Ultimately, though, this is a record all about the core unit of Touché Amoré. From the landslide attack of Disasters to The Glue’s resonant atmospherics, drummer Elliot Babin, bassist Tyler Kirby and guitarists Clayton Stevens and Nick Steinhardt feel absolutely assured, plotting a course back across a 15-year discography to press at their own horizons.
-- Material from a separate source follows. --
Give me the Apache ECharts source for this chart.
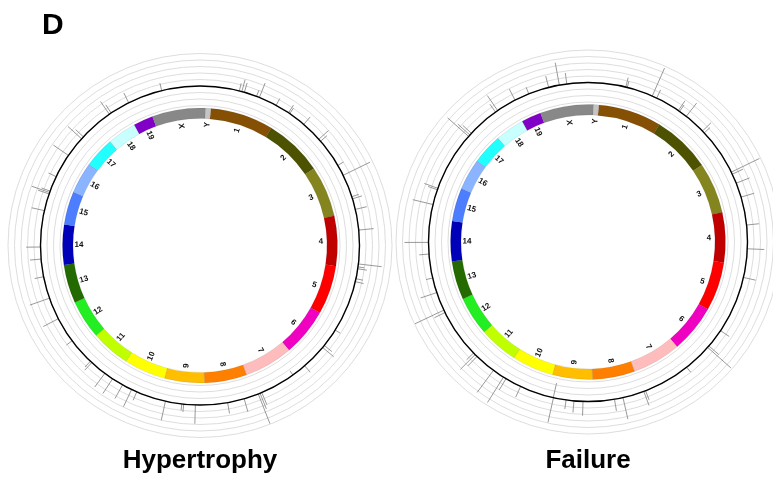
<!DOCTYPE html>
<html>
<head>
<meta charset="utf-8">
<script src="https://cdn.jsdelivr.net/npm/echarts@6/dist/echarts.min.js"></script>
<style>
  html, body { margin: 0; padding: 0; background: #fff; }
  #chart { width: 773px; height: 479px; }
</style>
</head>
<body>
<div id="chart"></div>
<script>
// Mouse genome (mm9) chromosome names and lengths in Mb
const chromosomes = ['1','2','3','4','5','6','7','8','9','10','11','12','13','14','15','16','17','18','19','X','Y'];
const chromLengths = [197.195, 181.748, 159.599, 155.630, 152.537, 149.517, 152.524, 131.738, 124.076, 129.994,
                      121.843, 121.257, 120.284, 125.194, 103.494, 98.319, 95.272, 90.773, 61.342, 166.650, 15.903];
const chromColors = ['#855004', '#4d5200', '#85851f', '#c00000', '#ff0000', '#f000c0', '#ffbcbc', '#ff8000',
                     '#ffbf00', '#ffff00', '#c0ff00', '#22ee22', '#236b00', '#0000b8', '#4d7eff', '#8ab4ff',
                     '#22ffff', '#c8ffff', '#8000c8', '#888888', '#c4c4c4'];

// Signal track scale (units between grid circles)
const trackTicks = [-3, -2, -1, 0, 1, 2, 3, 4, 5];

const panelTitles = ['Hypertrophy', 'Failure'];

// Per-locus signal: [chromosome, position (Mb), value]
const hypertrophySignals = [
  ['1', 72, 1.2], ['1', 79, 1.9], ['1', 86, 1.5], ['1', 120, 1.0], ['1', 128, 2.4], ['1', 177, 1.2],
  ['2', 18, 1.4], ['2', 22, 1.0], ['2', 69, 1.5], ['2', 125, 2.0], ['2', 132, 1.3],
  ['3', 29, 1.0], ['3', 59, 4.6], ['3', 120, 1.1], ['3', 126, 1.5], ['3', 155, 1.8],
  ['4', 51, 2.3], ['4', 141, 3.6], ['4', 149, 1.0], ['4', 154, 1.4],
  ['5', 25, 1.1], ['5', 33, 1.3],
  ['6', 20, 0.9], ['6', 70, 1.5], ['6', 77, 2.2], ['6', 145, 1.3],
  ['7', 35, -0.8], ['7', 130, 2.0], ['7', 135, 2.6], ['7', 140, 4.9],
  ['8', 27, 2.1], ['8', 72, 1.7],
  ['9', 26, 2.9], ['9', 57, 1.2], ['9', 62, 1.0], ['9', 106, 3.0],
  ['10', 62, 1.4], ['10', 77, 2.9], ['10', 104, 2.4],
  ['11', 5, 2.7], ['11', 30, 2.6], ['11', 75, 1.6], ['11', 80, 1.2],
  ['12', 31, 1.1], ['12', 100, 2.6],
  ['13', 38, 3.2], ['13', 97, 1.4],
  ['14', 24, 1.7], ['14', 56, 2.2],
  ['15', 28, 2.0], ['15', 74, 1.8], ['15', 78, 2.9], ['15', 82, 1.4],
  ['16', 20, 1.3], ['16', 85, 2.8],
  ['17', 43, 2.8], ['17', 50, 1.6],
  ['18', 46, 2.4], ['18', 52, 1.5],
  ['19', 15, 1.7],
  ['X', 47, 1.2]
];

const failureSignals = [
  ['1', 68, 1.5], ['1', 72, 1.0], ['1', 142, 4.7], ['1', 155, 1.4],
  ['2', 24, 1.8], ['2', 28, 1.2], ['2', 50, 2.6], ['2', 108, 1.8], ['2', 115, 1.2],
  ['3', 60, 4.8], ['3', 66, 1.8], ['3', 92, 2.2], ['3', 131, 2.1],
  ['4', 47, 1.9], ['4', 110, 2.6],
  ['5', 31, 1.9],
  ['6', 33, 1.6], ['6', 84, 2.0], ['6', 89, 4.75],
  ['7', 16, 1.0], ['7', 142, 1.5], ['7', 147, 2.3],
  ['8', 52, 3.4], ['8', 75, 1.8],
  ['9', 27, 2.2], ['9', 51, 1.8], ['9', 72, 1.4], ['9', 106, 3.9], ['9', 106.5, -2.3],
  ['10', 74, 1.8], ['10', 118, 2.0], ['10', 126, 4.6],
  ['11', 28, 4.2], ['11', 85, 2.0], ['11', 92, 3.2], ['11', 98, 1.5],
  ['12', 108, 1.8], ['12', 115, 4.9],
  ['13', 44, 2.6], ['13', 84, 1.05],
  ['14', 28, 1.5], ['14', 59, 3.7],
  ['15', 35, 3.2], ['15', 76, 1.5], ['15', 80, 2.2],
  ['17', 39, 4.3], ['17', 44, 2.5], ['17', 50, 1.8],
  ['18', 40, 1.5], ['18', 47, 2.8],
  ['19', 10, 1.9], ['19', 50, 1.1],
  ['X', 44, 1.8], ['X', 73, 3.5], ['X', 93, 1.7]
];

// Genome-wide offsets of each chromosome
const chromStart = [];
let genomeTotal = 0;
chromLengths.forEach(function (len) { chromStart.push(genomeTotal); genomeTotal += len; });
function genomePos(chrom, mb) { return chromStart[chromosomes.indexOf(chrom)] + mb; }

// Layout of one circular panel
const panels = [
  { center: [200, 245.5], signals: hypertrophySignals },
  { center: [588, 242], signals: failureSignals }
];
const RING_IN = 127, RING_OUT = 137.5, LABEL_R = 121;
const TRACK_IN = 140, TRACK_OUT = 192;
const START_ANGLE = 85.5; // chromosome 1 begins just right of 12 o'clock

const polar = [], angleAxis = [], radiusAxis = [], series = [];

function screenAngle(p, cs) { return Math.atan2(p[1] - cs.cy, p[0] - cs.cx); }

panels.forEach(function (panel, pi) {
  const ideoIdx = pi * 2, trackIdx = pi * 2 + 1;
  // ideogram polar (1 unit = 1 px)
  polar.push({ center: panel.center, radius: [0, RING_OUT] });
  angleAxis.push({ polarIndex: ideoIdx, type: 'value', min: 0, max: genomeTotal, startAngle: START_ANGLE,
    clockwise: true, show: false });
  radiusAxis.push({ polarIndex: ideoIdx, type: 'value', min: 0, max: RING_OUT, show: false });
  // signal track polar with grid circles
  polar.push({ center: panel.center, radius: [TRACK_IN, TRACK_OUT] });
  angleAxis.push({ polarIndex: trackIdx, type: 'value', min: 0, max: genomeTotal, startAngle: START_ANGLE,
    clockwise: true, axisLine: { show: false }, axisTick: { show: false }, axisLabel: { show: false },
    splitLine: { show: false } });
  radiusAxis.push({ polarIndex: trackIdx, type: 'value', min: trackTicks[0], max: trackTicks[trackTicks.length - 1],
    interval: 1, axisLine: { show: false }, axisTick: { show: false }, axisLabel: { show: false },
    splitLine: { show: true, lineStyle: { color: '#d9d9d9', width: 0.9 } } });

  // chromosome ring
  series.push({
    type: 'custom', coordinateSystem: 'polar', polarIndex: ideoIdx, silent: true,
    data: chromosomes.map(function (c, i) { return [RING_OUT, chromStart[i], chromStart[i] + chromLengths[i], i]; }),
    renderItem: function (params, api) {
      const cs = params.coordSys;
      const ps = api.coord([RING_OUT, api.value(1)]);
      const pe = api.coord([RING_OUT, api.value(2)]);
      const pIn = api.coord([RING_IN, api.value(1)]);
      let a0 = screenAngle(ps, cs), a1 = screenAngle(pe, cs);
      while (a1 <= a0) a1 += Math.PI * 2;
      const rOut = Math.hypot(ps[0] - cs.cx, ps[1] - cs.cy);
      const rIn = Math.hypot(pIn[0] - cs.cx, pIn[1] - cs.cy);
      return { type: 'sector', shape: { cx: cs.cx, cy: cs.cy, r0: rIn, r: rOut, startAngle: a0, endAngle: a1, clockwise: true },
        style: { fill: chromColors[api.value(3)], stroke: 'rgba(0,0,0,0.25)', lineWidth: 0.3 } };
    }
  });
  // chromosome labels
  series.push({
    type: 'custom', coordinateSystem: 'polar', polarIndex: ideoIdx, silent: true,
    data: chromosomes.map(function (c, i) { return [LABEL_R, chromStart[i] + chromLengths[i] / 2, i]; }),
    renderItem: function (params, api) {
      const cs = params.coordSys;
      const p = api.coord([api.value(0), api.value(1)]);
      const theta = screenAngle(p, cs);
      const phi = (theta * 180 / Math.PI + 90 + 720) % 360;
      const rot = phi < 180 ? -theta : Math.PI - theta;
      return { type: 'text', x: p[0], y: p[1], rotation: rot,
        style: { text: chromosomes[api.value(2)], fill: '#111', fontSize: 8, fontWeight: 'bold',
          fontFamily: 'Liberation Sans, Arial, sans-serif', align: 'center', verticalAlign: 'middle' } };
    }
  });
  // baseline circle of the signal track
  series.push({
    type: 'custom', coordinateSystem: 'polar', polarIndex: trackIdx, silent: true,
    data: [[0, 0]],
    renderItem: function (params, api) {
      const cs = params.coordSys;
      const p = api.coord([api.value(0), api.value(1)]);
      return { type: 'circle', shape: { cx: cs.cx, cy: cs.cy, r: Math.hypot(p[0] - cs.cx, p[1] - cs.cy) },
        style: { fill: 'none', stroke: '#000', lineWidth: 1.4 }, z2: 5 };
    }
  });
  // signal spikes
  series.push({
    type: 'custom', coordinateSystem: 'polar', polarIndex: trackIdx, silent: true,
    data: panel.signals.map(function (s) { return [s[2], genomePos(s[0], s[1])]; }),
    renderItem: function (params, api) {
      const p0 = api.coord([0, api.value(1)]);
      const p1 = api.coord([api.value(0), api.value(1)]);
      return { type: 'line', shape: { x1: p0[0], y1: p0[1], x2: p1[0], y2: p1[1] },
        style: { stroke: '#808080', lineWidth: 0.8 } };
    }
  });
});

const chart = echarts.init(document.getElementById('chart'), null, { renderer: 'canvas' });
chart.setOption({
  animation: false,
  backgroundColor: '#ffffff',
  polar: polar,
  angleAxis: angleAxis,
  radiusAxis: radiusAxis,
  series: series,
  graphic: [
    { type: 'text', left: 42, top: 11, style: { text: 'D', fontSize: 30, fontWeight: 'bold',
      fontFamily: 'Liberation Sans, Arial, sans-serif', fill: '#000' } },
    { type: 'text', x: 200, y: 461, style: { text: panelTitles[0], fontSize: 26, fontWeight: 'bold',
      fontFamily: 'Liberation Sans, Arial, sans-serif', fill: '#000', align: 'center', verticalAlign: 'middle' } },
    { type: 'text', x: 588, y: 461, style: { text: panelTitles[1], fontSize: 26, fontWeight: 'bold',
      fontFamily: 'Liberation Sans, Arial, sans-serif', fill: '#000', align: 'center', verticalAlign: 'middle' } }
  ]
});
</script>
</body>
</html>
On design duties, Nick’s bold artwork – a monochrome photo of the band’s compass-point symbol trailed into the condensation on a widow – takes inspiration from having written and recorded during one of the wettest seasons in Los Angeles history, simultaneously evoking ideas of impermanence and individuality.
Primarily, of course, it’s about Jeremy’s ongoing odyssey and conversations with himself.
Flashing back to opening track Nobody’s, no lyric feels more telling than, ‘So let’s grieve in a forward direction / Neck in neck side by side / As I fixate on the road ahead / It just winds and winds and winds and winds.’
On October 31 it will be 10 years since the death of the frontman’s mother, Sandy, from breast cancer, an event which has inflected Touché’s output since. Receiving that awful news at Gainesville’s The Fest – a story heartbreakingly immortalised on 2016’s New Halloween – put a cloud over one of the band’s favourite cities and they have not returned since. Having insisted their agent land the booking, they make their return to The Fest later this month.
“I don’t want to think about Gainesville in the way I have the last 10 years,” Jeremy reckons. “I want to think about it the way I used to when playing The Fest was one of my favourite things to do. It’s going to be a whirlwind of emotion. In every grief situation, you like to think you can move on. But it’s a pipe dream. All you can try to do is understand it and learn that it’s a powerful thing.”